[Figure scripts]
* * *
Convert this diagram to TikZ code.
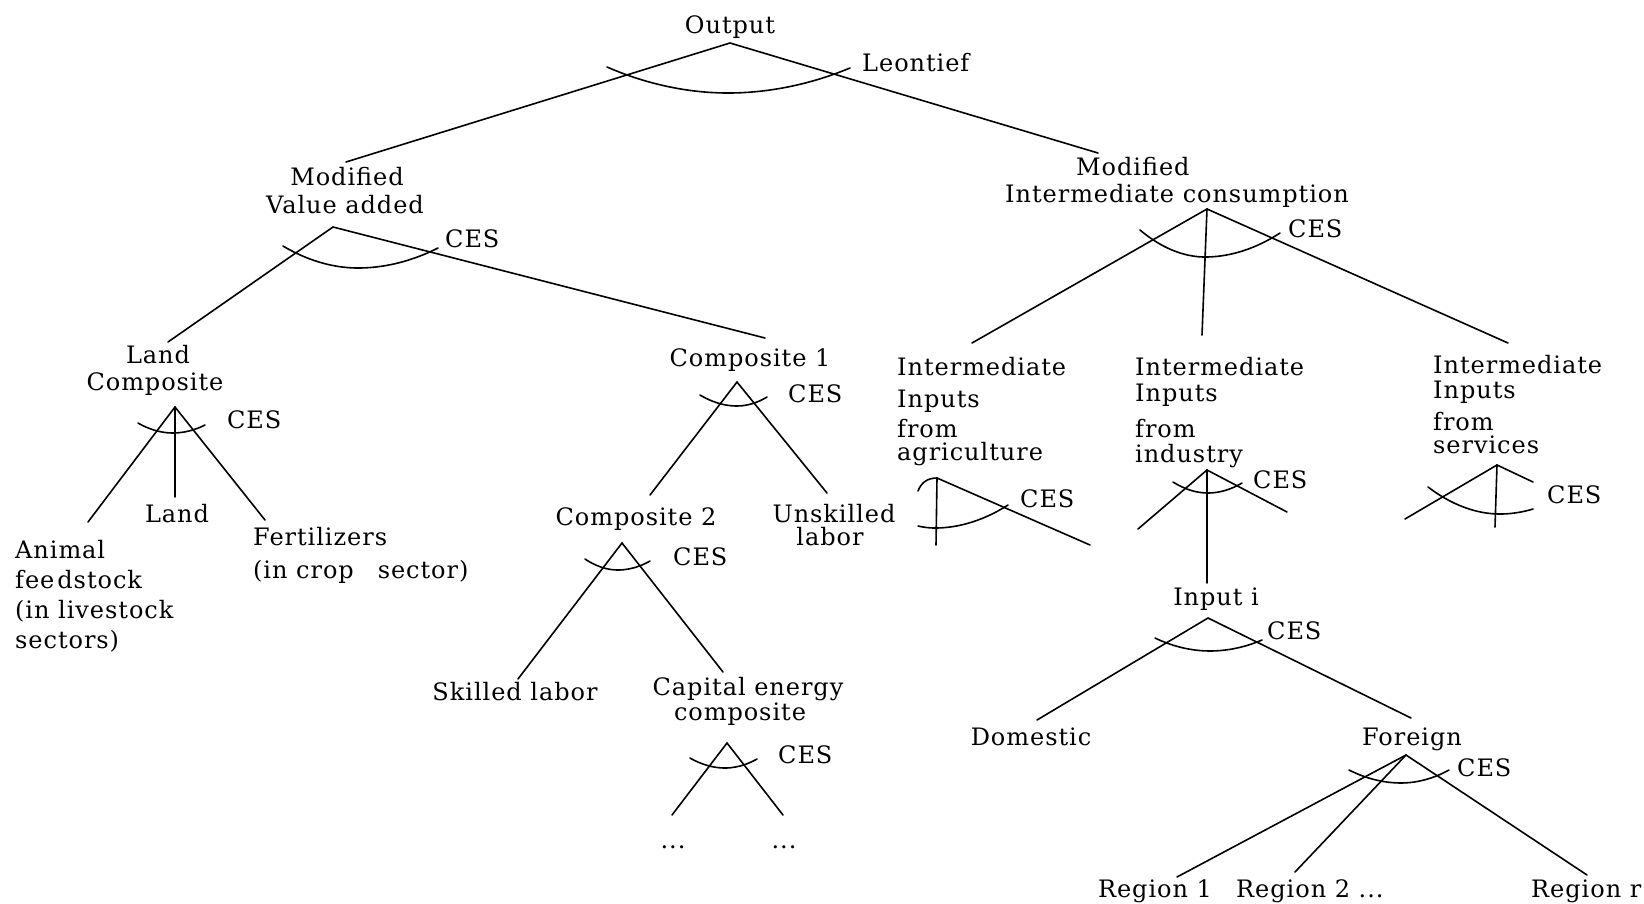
\documentclass[tikz,border=0pt]{standalone}
\usepackage{fontspec}
\setmainfont{DejaVu Serif}[LetterSpace=4.0]
\begin{document}
\begin{tikzpicture}[x=1pt,y=-1pt,
  lbl/.style={inner sep=0pt, anchor=base, font=\fontsize{24}{28}\selectfont},
  lblw/.style={lbl, anchor=base west},
  edgeline/.style={line width=1.6pt, line cap=round},
  cesarc/.style={line width=1.6pt, line cap=round}]
\useasboundingbox (0,0) rectangle (1644,903);

% ---------- labels ----------
\node[lbl]  (out)   at (730,33)  {Output};
\node[lblw] (leon)  at (862,71)  {Leontief};

\node[lbl]  (mva1)  at (347,185) {Modified};
\node[lbl]  (mva2)  at (345,213) {Value added};
\node[lblw] (cesmva) at (445,247) {CES};

\node[lblw] (mic1)  at (1076,175) {Modified};
\node[lblw] (mic2)  at (1005,202) {Intermediate consumption};
\node[lblw] (cesmic) at (1288,237) {CES};

\node[lbl]  (lc1)   at (158,363) {Land};
\node[lbl]  (lc2)   at (155,390) {Composite};
\node[lblw] (ceslc) at (227,428) {CES};
\node[lbl]  (land)  at (177,522) {Land};
\node[lblw] (fert1) at (253,545) {Fertilizers};
\node[lblw] (fert2) at (253,578) {(in crop\hspace{24pt}sector)};
\node[lblw] (anim1) at (15,558)  {Animal};
\node[lblw] (anim2) at (15,588)  {fee\kern3pt dstock};
\node[lblw] (anim3) at (15,618)  {(in livestock};
\node[lblw] (anim4) at (15,648)  {sectors)};

\node[lbl]  (c1)    at (750,366) {Composite 1};
\node[lblw] (cesc1) at (788,402) {CES};
\node[lbl]  (c2)    at (636,525) {Composite 2};
\node[lblw] (cesc2) at (673,565) {CES};
\node[lbl]  (unsk1) at (834,522) {Unskilled};
\node[lbl]  (unsk2) at (830,545) {labor};
\node[lbl]  (skl)   at (515,700) {Skilled labor};
\node[lbl]  (cap1)  at (748,695) {Capital energy};
\node[lbl]  (cap2)  at (740,720) {composite};
\node[lblw] (cescap) at (778,763) {CES};
\node[lbl]  (dots1) at (673,848) {...};
\node[lbl]  (dots2) at (784,848) {...};

\node[lblw] (agr1)  at (897,375) {Intermediate};
\node[lblw] (agr2)  at (897,407) {Inputs};
\node[lblw] (agr3)  at (897,437) {from};
\node[lblw] (agr4)  at (897,460) {agriculture};
\node[lblw] (cesagr) at (1020,507) {CES};

\node[lblw] (ind1)  at (1135,375) {Intermediate};
\node[lblw] (ind2)  at (1135,401) {Inputs};
\node[lblw] (ind3)  at (1135,437) {from};
\node[lblw] (ind4)  at (1135,462) {industry};
\node[lblw] (cesind) at (1253,488) {CES};

\node[lblw] (srv1)  at (1433,373) {Intermediate};
\node[lblw] (srv2)  at (1433,398) {Inputs};
\node[lblw] (srv3)  at (1433,430) {from};
\node[lblw] (srv4)  at (1433,453) {services};
\node[lblw] (cessrv) at (1547,503) {CES};

\node[lbl]  (inp)   at (1216,605) {Input i};
\node[lblw] (cesinp) at (1267,639) {CES};
\node[lbl]  (dom)   at (1031,745) {Domestic};
\node[lbl]  (for)   at (1412,745) {Foreign};
\node[lblw] (cesfor) at (1457,776) {CES};
\node[lbl]  (r1)    at (1155,897) {Region 1};
\node[lblw] (r2)    at (1236,897) {Region 2 ...};
\node[lblw] (rr)    at (1531,897) {Region r};

% ---------- branching points ----------
\coordinate (a-out) at (730,43);
\coordinate (a-mva) at (333,227);
\coordinate (a-mic) at (1207,209);
\coordinate (a-lc)  at (175,407);
\coordinate (a-c1)  at (737,382);
\coordinate (a-c2)  at (622,543);
\coordinate (a-cap) at (727,743);
\coordinate (a-agr) at (937,478);
\coordinate (a-ind) at (1207,470);
\coordinate (a-srv) at (1497,465);
\coordinate (a-inp) at (1208,618);
\coordinate (a-for) at (1406,755);

% ---------- branch ends ----------
\coordinate (t-mva)  at (346,162);
\coordinate (t-mic)  at (1098,153);
\coordinate (t-lc)   at (168,342);
\coordinate (t-c1)   at (765,338);
\coordinate (t-agr)  at (972,343);
\coordinate (t-ind)  at (1202,335);
\coordinate (t-srv)  at (1508,343);
\coordinate (t-anim) at (88,522);
\coordinate (t-land) at (175,497);
\coordinate (t-fert) at (265,520);
\coordinate (t-c2)   at (650,495);
\coordinate (t-unsk) at (827,493);
\coordinate (t-skl)  at (518,679);
\coordinate (t-cap)  at (723,672);
\coordinate (t-d1)   at (672,815);
\coordinate (t-d2)   at (783,815);
\coordinate (t-agrv) at (936,545);
\coordinate (t-agrr) at (1090,545);
\coordinate (t-indl) at (1138,529);
\coordinate (t-inp)  at (1207,583);
\coordinate (t-indr) at (1287,512);
\coordinate (t-srvl) at (1405,519);
\coordinate (t-srvv) at (1495,527);
\coordinate (t-srvr) at (1533,482);
\coordinate (t-dom)  at (1037,720);
\coordinate (t-for)  at (1411,718);
\coordinate (t-r1)   at (1177,877);
\coordinate (t-r2)   at (1295,872);
\coordinate (t-rr)   at (1587,875);

% ---------- branches ----------
\draw[edgeline] (t-mva) -- (a-out) -- (t-mic);
\draw[edgeline] (t-lc) -- (a-mva) -- (t-c1);
\draw[edgeline] (t-agr) -- (a-mic) -- (t-srv);
\draw[edgeline] (a-mic) -- (t-ind);
\draw[edgeline] (t-anim) -- (a-lc) -- (t-fert);
\draw[edgeline] (a-lc) -- (t-land);
\draw[edgeline] (t-c2) -- (a-c1) -- (t-unsk);
\draw[edgeline] (t-skl) -- (a-c2) -- (t-cap);
\draw[edgeline] (t-d1) -- (a-cap) -- (t-d2);
\draw[edgeline] (t-agrv) -- (a-agr) -- (t-agrr);
\draw[edgeline] (a-agr) .. controls (927,478) and (921,483) .. (918,491);
\draw[edgeline] (t-indl) -- (a-ind) -- (t-indr);
\draw[edgeline] (a-ind) -- (t-inp);
\draw[edgeline] (t-srvl) -- (a-srv) -- (t-srvr);
\draw[edgeline] (a-srv) -- (t-srvv);
\draw[edgeline] (t-dom) -- (a-inp) -- (t-for);
\draw[edgeline] (t-r1) -- (a-for) -- (t-rr);
\draw[edgeline] (a-for) -- (t-r2);

% ---------- elasticity arcs ----------
\draw[cesarc] (607,67)   parabola bend (728,93)   (850,68);
\draw[cesarc] (283,246)  parabola bend (358,268)  (438,248);
\draw[cesarc] (1140,230) parabola bend (1205,257) (1280,233);
\draw[cesarc] (138,423)  parabola bend (173,433)  (205,425);
\draw[cesarc] (700,395)  parabola bend (737,406)  (767,397);
\draw[cesarc] (585,559)  parabola bend (618,570)  (650,561);
\draw[cesarc] (690,758)  parabola bend (725,768)  (757,759);
\draw[cesarc] (918,526)  parabola bend (935,528)  (1008,505);
\draw[cesarc] (1173,482) parabola bend (1208,493) (1242,483);
\draw[cesarc] (1428,487) parabola bend (1500,514) (1533,509);
\draw[cesarc] (1155,638) parabola bend (1210,651) (1262,640);
\draw[cesarc] (1349,770) parabola bend (1401,783) (1449,770);
\end{tikzpicture}
\end{document}
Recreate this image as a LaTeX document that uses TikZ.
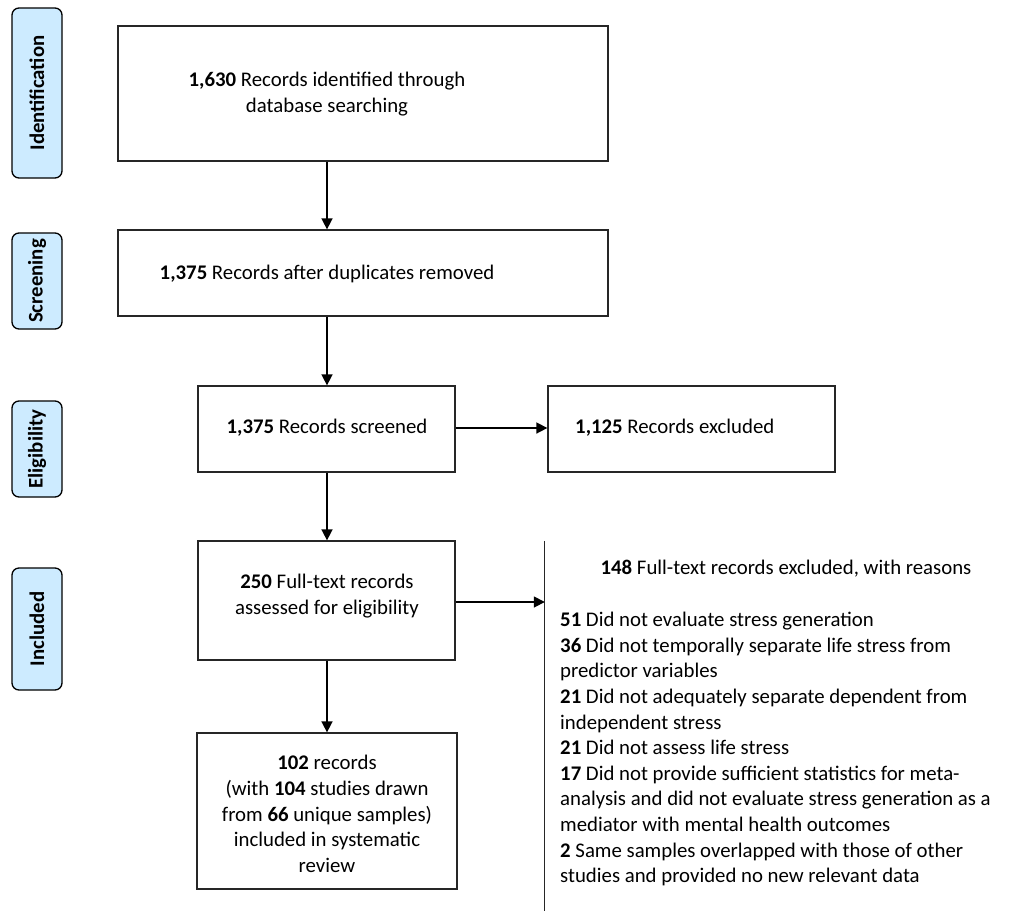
\documentclass[tikz,border=0pt]{standalone}
\usepackage{fontspec}
\setmainfont{Carlito}
\usetikzlibrary{arrows.meta,calc}
\definecolor{lblue}{HTML}{CDEBFF}
\begin{document}
\begin{tikzpicture}[x=1pt,y=-1pt,
  every node/.style={font=\fontsize{20.8}{25.6}\selectfont},
  box/.style={draw=black!85,line width=1.3pt,inner sep=0pt},
  txt/.style={align=center,inner sep=0pt},
  phase/.style={draw=black,fill=lblue,line width=1.3pt,rounded corners=7pt,rotate=90,minimum height=50pt,inner sep=0pt,font=\fontsize{20.8}{25.6}\selectfont\bfseries},
  arr/.style={line width=1.6pt,-{Triangle[length=11pt,width=11pt]}}]
\useasboundingbox (0,0) rectangle (1014,911);
% phase labels
\node[phase,minimum width=170pt] (pid) at (37,93) {Identification};
\node[phase,minimum width=96pt] (psc) at (37,281) {Screening};
\node[phase,minimum width=96pt] (pel) at (37,449) {Eligibility};
\node[phase,minimum width=122pt] (pin) at (37,629) {Included};
% boxes
\node[box,minimum width=490pt,minimum height=135pt] (b1) at (363,93.5) {};
\node[txt] (t1) at (327,94) {\textbf{1,630} Records identified through\\database searching};
\node[box,minimum width=490pt,minimum height=86pt] (b2) at (363,273) {};
\node[txt] (t2) at (327,274) {\textbf{1,375} Records after duplicates removed};
\node[box,minimum width=257pt,minimum height=86pt] (b3) at (326.5,429) {};
\node[txt] (t3) at (327,428) {\textbf{1,375} Records screened};
\node[box,minimum width=287pt,minimum height=86pt] (b4) at (691.5,429) {};
\node[txt,anchor=west] (t4) at (575,428) {\textbf{1,125} Records excluded};
\node[box,minimum width=257pt,minimum height=119pt] (b5) at (326.5,600.5) {};
\node[txt] (t5) at (327,596) {\textbf{250} Full-text records\\assessed for eligibility};
\node[box,minimum width=260pt,minimum height=156pt] (b6) at (327,811) {};
\node[txt] (t6) at (327,814) {\textbf{102} records\\(with \textbf{104} studies drawn\\from \textbf{66} unique samples)\\included in systematic\\review};
% excluded with reasons (box cut by the picture edge)
\node[inner sep=0pt,minimum width=469pt,minimum height=370pt] (b7) at (779.5,726) {};
\draw[line width=1.3pt,black!85] (b7.north west) -- (b7.south west);
\node[txt] (t7h) at (786,569) {\textbf{148} Full-text records excluded, with reasons};
\node[txt,anchor=north west,align=left] (t7) at (560,612) {\textbf{51} Did not evaluate stress generation\\
\textbf{36} Did not temporally separate life stress from\\
predictor variables\\
\textbf{21} Did not adequately separate dependent from\\
independent stress\\
\textbf{21} Did not assess life stress\\
\textbf{17} Did not provide sufficient statistics for meta-\\
analysis and did not evaluate stress generation as a\\
mediator with mental health outcomes\\
\textbf{2} Same samples overlapped with those of other\\
studies and provided no new relevant data};
% connectors
\draw[arr] (t1 |- b1.south) -- (t2 |- b2.north);
\draw[arr] (t2 |- b2.south) -- (t3 |- b3.north);
\draw[arr] (b3.east |- t3) -- (b4.west |- t3);
\draw[arr] (t3 |- b3.south) -- (t5 |- b5.north);
\draw[arr] (b5.east |- 0,602) -- (b7.west |- 0,602);
\draw[arr] (t5 |- b5.south) -- (t6 |- b6.north);
\end{tikzpicture}
\end{document}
* * *
Pictures stay out. Print the data exactly, from its first line through the line containing "(dots2) at (784,848)".

Convert this diagram to TikZ code.
\documentclass[tikz,border=0pt]{standalone}
\usepackage{fontspec}
\setmainfont{DejaVu Serif}[LetterSpace=4.0]
\begin{document}
\begin{tikzpicture}[x=1pt,y=-1pt,
  lbl/.style={inner sep=0pt, anchor=base, font=\fontsize{24}{28}\selectfont},
  lblw/.style={lbl, anchor=base west},
  edgeline/.style={line width=1.6pt, line cap=round},
  cesarc/.style={line width=1.6pt, line cap=round}]
\useasboundingbox (0,0) rectangle (1644,903);

% ---------- labels ----------
\node[lbl]  (out)   at (730,33)  {Output};
\node[lblw] (leon)  at (862,71)  {Leontief};

\node[lbl]  (mva1)  at (347,185) {Modified};
\node[lbl]  (mva2)  at (345,213) {Value added};
\node[lblw] (cesmva) at (445,247) {CES};

\node[lblw] (mic1)  at (1076,175) {Modified};
\node[lblw] (mic2)  at (1005,202) {Intermediate consumption};
\node[lblw] (cesmic) at (1288,237) {CES};

\node[lbl]  (lc1)   at (158,363) {Land};
\node[lbl]  (lc2)   at (155,390) {Composite};
\node[lblw] (ceslc) at (227,428) {CES};
\node[lbl]  (land)  at (177,522) {Land};
\node[lblw] (fert1) at (253,545) {Fertilizers};
\node[lblw] (fert2) at (253,578) {(in crop\hspace{24pt}sector)};
\node[lblw] (anim1) at (15,558)  {Animal};
\node[lblw] (anim2) at (15,588)  {fee\kern3pt dstock};
\node[lblw] (anim3) at (15,618)  {(in livestock};
\node[lblw] (anim4) at (15,648)  {sectors)};

\node[lbl]  (c1)    at (750,366) {Composite 1};
\node[lblw] (cesc1) at (788,402) {CES};
\node[lbl]  (c2)    at (636,525) {Composite 2};
\node[lblw] (cesc2) at (673,565) {CES};
\node[lbl]  (unsk1) at (834,522) {Unskilled};
\node[lbl]  (unsk2) at (830,545) {labor};
\node[lbl]  (skl)   at (515,700) {Skilled labor};
\node[lbl]  (cap1)  at (748,695) {Capital energy};
\node[lbl]  (cap2)  at (740,720) {composite};
\node[lblw] (cescap) at (778,763) {CES};
\node[lbl]  (dots1) at (673,848) {...};
\node[lbl]  (dots2) at (784,848) {...};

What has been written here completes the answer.